AINDA O TÚNEL
Anteontem, na telefonia do carro (raramente a acendo), dei com uma voz que vituperava, em termos vigorosos e definitivos, o túnel do Marquês. A fraseologia, a “certeza” técnica, a “autoridade” doutrinária, levaram-me a pensar que se trataria de algum membro do comité central do PC, assaltado por uma crise de ciúmes e de frustração por ver a obra realizada.

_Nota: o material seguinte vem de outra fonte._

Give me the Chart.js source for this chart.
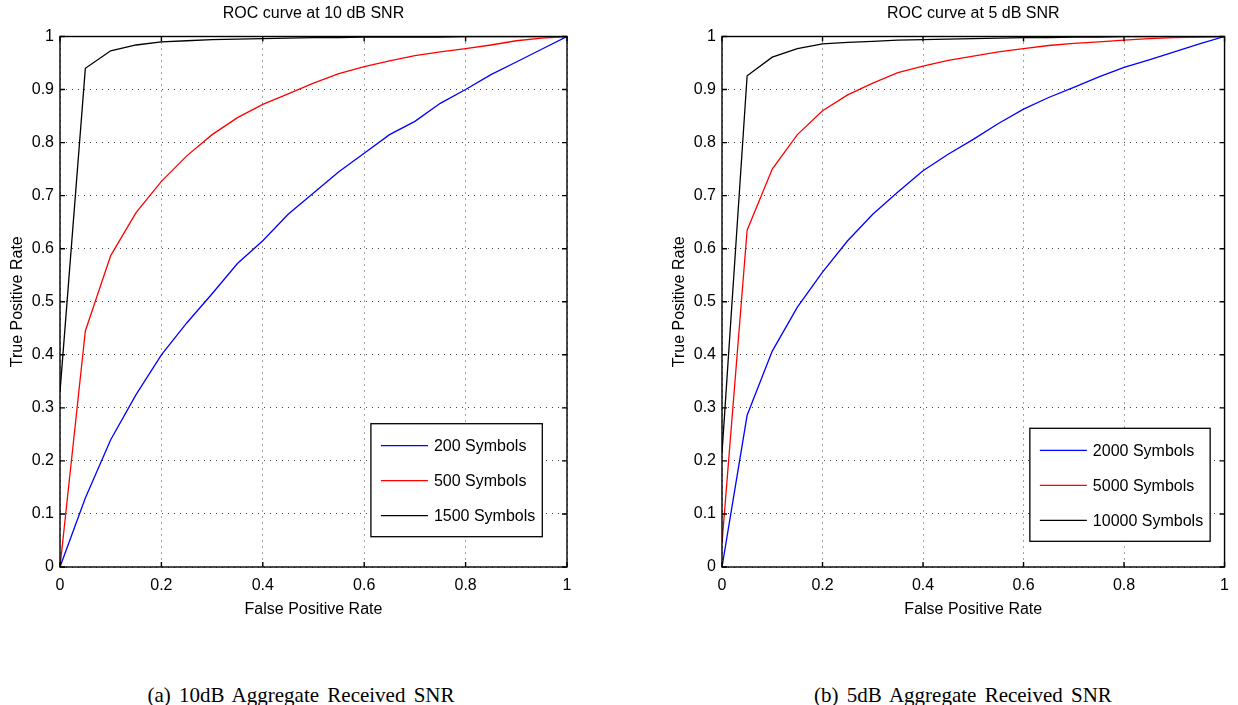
<!DOCTYPE html>
<html>
<head>
<meta charset="utf-8">
<title>ROC curves</title>
<script src="https://cdn.jsdelivr.net/npm/chart.js@4.4.0/dist/chart.umd.min.js"></script>
<style>
  body { margin: 0; background: #fff; width: 1238px; height: 705px; position: relative; overflow: hidden; }
  canvas { position: absolute; top: 0; }
  .caption {
    position: absolute; top: 683px; width: 600px; line-height: 24px;
    text-align: center; font-family: "Liberation Serif", serif; font-size: 21px;
    word-spacing: 3px; color: #000;
  }
</style>
</head>
<body>
<canvas id="roc10" width="619" height="630" style="left:0"></canvas>
<canvas id="roc5" width="576" height="630" style="left:662px"></canvas>
<div class="caption" style="left:1px">(a) 10dB Aggregate Received SNR</div>
<div class="caption" style="left:663px">(b) 5dB Aggregate Received SNR</div>

<script>
// --- Dane ---
const fpr = [0, 0.05, 0.1, 0.15, 0.2, 0.25, 0.3, 0.35, 0.4, 0.45, 0.5,
             0.55, 0.6, 0.65, 0.7, 0.75, 0.8, 0.85, 0.9, 0.95, 1];

// 10 dB SNR
const tpr200  = [0, 0.13, 0.24, 0.325, 0.40, 0.46, 0.515, 0.572, 0.615, 0.665, 0.705,
                 0.745, 0.78, 0.815, 0.84, 0.874, 0.90, 0.928, 0.952, 0.976, 1];
const tpr500  = [0, 0.445, 0.587, 0.668, 0.727, 0.775, 0.815, 0.847, 0.872, 0.892, 0.912,
                 0.93, 0.943, 0.954, 0.964, 0.971, 0.977, 0.984, 0.992, 0.997, 1];
const tpr1500 = [0.33, 0.94, 0.973, 0.984, 0.99, 0.992, 0.994, 0.995, 0.996, 0.997, 0.998,
                 0.998, 0.999, 0.999, 0.999, 0.999, 1, 1, 1, 1, 1];

// 5 dB SNR
const tpr2000  = [0, 0.286, 0.407, 0.49, 0.556, 0.615, 0.665, 0.707, 0.747, 0.778, 0.806,
                  0.836, 0.863, 0.885, 0.904, 0.924, 0.942, 0.956, 0.971, 0.986, 1];
const tpr5000  = [0.045, 0.635, 0.75, 0.815, 0.86, 0.89, 0.912, 0.932, 0.944, 0.955, 0.963,
                  0.971, 0.977, 0.983, 0.987, 0.99, 0.993, 0.996, 0.998, 0.999, 1];
const tpr10000 = [0.215, 0.926, 0.961, 0.977, 0.986, 0.989, 0.991, 0.993, 0.994, 0.995, 0.996,
                  0.997, 0.998, 0.998, 0.999, 0.999, 1, 1, 1, 1, 1];

const xTicks = [0, 0.2, 0.4, 0.6, 0.8, 1];
const yTicks = [0, 0.1, 0.2, 0.3, 0.4, 0.5, 0.6, 0.7, 0.8, 0.9, 1];

Chart.defaults.font.family = '"Liberation Sans", Arial, sans-serif';
Chart.defaults.color = '#000';

// Ramka w stylu MATLAB-a, znaczniki do środka i legenda w prawym dolnym rogu
const matlabFrame = {
  id: 'matlabFrame',
  afterDatasetsDraw(chart, args, opts) {
    const { ctx, chartArea: a, scales: { x, y } } = chart;
    ctx.save();
    ctx.strokeStyle = '#000';
    ctx.lineWidth = 1.4;
    ctx.strokeRect(a.left, a.top, a.right - a.left, a.bottom - a.top);

    ctx.beginPath();
    xTicks.forEach(v => {
      const px = x.getPixelForValue(v);
      ctx.moveTo(px, a.bottom); ctx.lineTo(px, a.bottom - 5);
      ctx.moveTo(px, a.top); ctx.lineTo(px, a.top + 5);
    });
    yTicks.forEach(v => {
      const py = y.getPixelForValue(v);
      ctx.moveTo(a.left, py); ctx.lineTo(a.left + 5, py);
      ctx.moveTo(a.right, py); ctx.lineTo(a.right - 5, py);
    });
    ctx.stroke();

    // legenda
    const sets = chart.data.datasets;
    ctx.font = '16px "Liberation Sans", Arial, sans-serif';
    const textW = Math.max(...sets.map(d => ctx.measureText(d.label).width));
    const w = 10 + 47 + 6 + textW + 7;
    const h = 113;
    const bx = a.right - opts.right - w;
    const by = a.bottom - opts.bottom - h;
    ctx.fillStyle = '#fff';
    ctx.fillRect(bx, by, w, h);
    ctx.lineWidth = 1.3;
    ctx.strokeStyle = '#000';
    ctx.strokeRect(bx, by, w, h);
    ctx.textBaseline = 'middle';
    ctx.textAlign = 'left';
    sets.forEach((d, i) => {
      const ry = by + 22 + i * 35;
      ctx.beginPath();
      ctx.strokeStyle = d.borderColor;
      ctx.lineWidth = 1.3;
      ctx.moveTo(bx + 10, ry); ctx.lineTo(bx + 57, ry);
      ctx.stroke();
      ctx.fillStyle = '#000';
      ctx.fillText(d.label, bx + 63, ry + 1);
    });
    ctx.restore();
  }
};

function toPoints(values) {
  return fpr.map((x, i) => ({ x: x, y: values[i] }));
}

function fmt(v) {
  return String(Math.round(v * 10) / 10);
}

function makeRoc(id, title, series, labels, rightPad, legendPos) {
  const colors = ['#0000ff', '#ff0000', '#000000'];
  return new Chart(document.getElementById(id), {
    type: 'line',
    data: {
      datasets: series.map((s, i) => ({
        label: labels[i],
        data: toPoints(s),
        borderColor: colors[i],
        borderWidth: 1.3,
        pointRadius: 0,
        tension: 0,
        fill: false
      }))
    },
    options: {
      responsive: false,
      animation: false,
      layout: { padding: { left: 0, right: rightPad, top: 0, bottom: 0 } },
      plugins: {
        legend: { display: false },
        title: { display: false },
        tooltip: { enabled: false },
        matlabFrame: legendPos
      },
      scales: {
        x: {
          type: 'linear', position: 'bottom', min: 0, max: 1,
          afterFit: s => { s.height = 63; },
          afterBuildTicks: s => { s.ticks = xTicks.map(v => ({ value: v })); },
          grid: { color: '#444', lineWidth: 1, drawTicks: false },
          border: { display: false, dash: [1, 5] },
          ticks: { padding: 9, font: { size: 16 }, callback: fmt, maxRotation: 0 },
          title: { display: true, text: 'False Positive Rate', font: { size: 16 }, padding: { bottom: 11 } }
        },
        top: {
          type: 'linear', position: 'top', min: 0, max: 1,
          afterFit: s => { s.height = 36.5; },
          grid: { display: false, drawTicks: false },
          border: { display: false },
          ticks: { display: false },
          title: { display: true, text: title, font: { size: 16 }, padding: { top: 4 } }
        },
        y: {
          type: 'linear', position: 'left', min: 0, max: 1,
          afterFit: s => { s.width = 60; },
          afterBuildTicks: s => { s.ticks = yTicks.map(v => ({ value: v })); },
          grid: { color: '#444', lineWidth: 1, drawTicks: false },
          border: { display: false, dash: [1, 5] },
          ticks: { padding: 6, font: { size: 16 }, callback: fmt },
          title: { display: true, text: 'True Positive Rate', font: { size: 16 }, padding: { top: 8 } }
        }
      }
    },
    plugins: [matlabFrame]
  });
}

makeRoc('roc10', 'ROC curve at 10 dB SNR', [tpr200, tpr500, tpr1500],
        ['200 Symbols', '500 Symbols', '1500 Symbols'], 52, { right: 24.7, bottom: 30.3 });
makeRoc('roc5', 'ROC curve at 5 dB SNR', [tpr2000, tpr5000, tpr10000],
        ['2000 Symbols', '5000 Symbols', '10000 Symbols'], 9.3, { right: 14.4, bottom: 25.7 });
</script>
</body>
</html>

Como já não há mais argumentos, o homem insistia na “impossibilidade” de abrir o corredor da António Augusto Aguiar, para além das consabidas diatribes sobre o “atrazo”, evidentemente devido à incompetência da dupla Santana Lopes/Carmona Rodrigues, que não aos crimes de outro partido comunista, pela mão do inacreditável Fernandes.
Qual não é o meu espanto ao perceber, ao longo do programa, que se tratava de um ilustre (dizem) cirurgião, que afirma já ter operado umas cinco ou seis mil pessoas e que usa surgir em todos os jornais, rádios e televisões, a dar opiniões sobre tudo e mais alguma coisa. Julgo que o homem, conhecido “lagarto”, não tem nada a ver com os partidos comunistas.
O assunto em si tem a importância que tem, ou seja, nenhuma. Mas vale a pena pensar um bocadinho. Toda a gente percebe que o túnel é um formidável acréscimo de valor para a cidade. Não há um único utilizador que o não reconheça. Não há quem não deseje que o problema da saída para a A.A.Aguiar se resolva o mais depressa possível. Só uma abordagem possidónia, ignorante e provinciana do problema pode levar a afirmar que não há solução. O cirurgião deve saber que, em cidades civilizadas, há túneis que se cruzam, sobrepoem e ladeiam aos sete, aos oito, aos dez, por vezes a centímetros uns dos outros. Então porque se insiste na maledicência? Porque é que um cidadão cosmopolita e famoso se encarniça contra a coisa?
Eu explico. É que, na nossa sociedade primitiva e saloia, para se ter lugar nas rádios, nas televisões e nos jornais, é preciso defender “o que está a dar”. O que (ainda) está a dar nestas matérias é demolir Santana Lopes e Carmona Rodrigues. O cirurgião, para se aguentar na crista da onda, mais não tem que, cortiçamente, a cavalgar. Voilá.
Pois se até o inestimável Mendes tomou a dianteira demolindo-se a si e aos seus, porque razão não há-de um cirurgião lagarto e mediático apanhar o combóio?
O homem, afinal, tem carradas de razão.